In accordance with the statute, they note, the number that voted to defect was officially reported as 1,221. But in December 2005, the church’s annual report listed its membership as 2,836 and in May 2006, its mandated annual Parochial Report to the Diocese listed membership at 2,484. Therefore, by either membership count, the number who voted to defect was less than a “majority of the whole number.”
They added that many long-standing members of the church were not allowed to officially vote, but told to complete so-called “provisional ballots,” more than 200 of which were cast, but none of which were counted in the reported vote count.
Turner said that neither he nor his wife, members for more than 15 years, were allowed to vote, and Fetsch added that her son, who was both baptized and married in the church, was not allowed to vote, either.
That’s because, it was explained to them, “membership” was defined as, for purposes of the vote, not only being baptized, but having received communion three times in the past year in that specific church.
So many church members either did not vote, or their votes were not counted, that instead of Yates’ claim in the church’s 2006 annual report that “90 percent of our church family strongly supported this decision,” the actuality was that “30 percent of the church family did so,” Turner said.
Fetsch joined the church in 1980 with her husband, Bill, who was on the vestry there, but resigned when the vote to defect was declared as passed.
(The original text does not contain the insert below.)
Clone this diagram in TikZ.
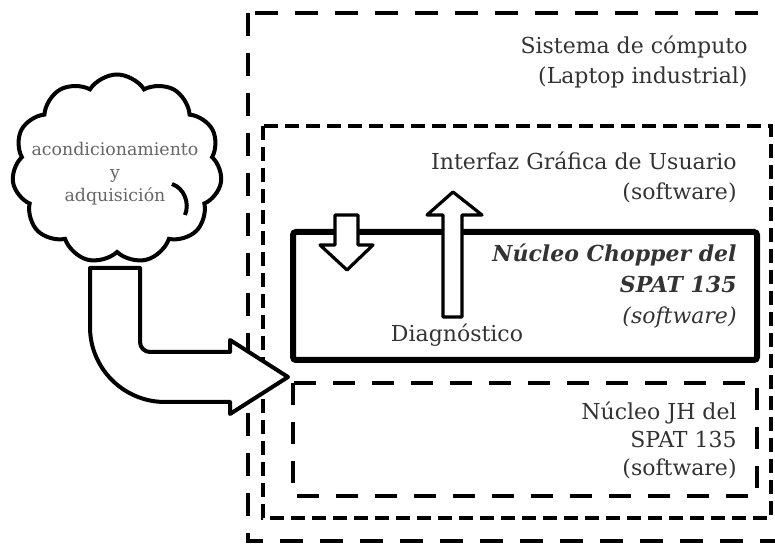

He is now the senior warden of the “Continuing Episcopalian” church.
She said she noticed Yates “discernibly change” his message, bringing more conservative political themes into his sermons in the mid-1990s. They took a distinctively anti-President Clinton tone and became more politically pronounced as the Bush administration came into power in 2001. “Things became more morally ‘black and white’ in his sermons,” Fetsch said, long before the issue of the gay bishop erupted in November 2003.
Meanwhile, noted Bush administration associates and fellow travelers such as Alberto Gonzales, Porter Goss, Michael Gerson and Fred Barnes flocked to the church, along with many political conservatives from around Northern Virginia. Over 80 percent of the membership comes from those circles, she claimed, adding that only 15 to 18 percent have real Episcopalian roots.
“Yates began in his sermons to constantly criticize and denounce the Episcopal denomination,” she said. “The Episcopal ‘brand’ became a negative in his view, and he was relentless saying so.” Over time, she said, many in the congregation went along with his view.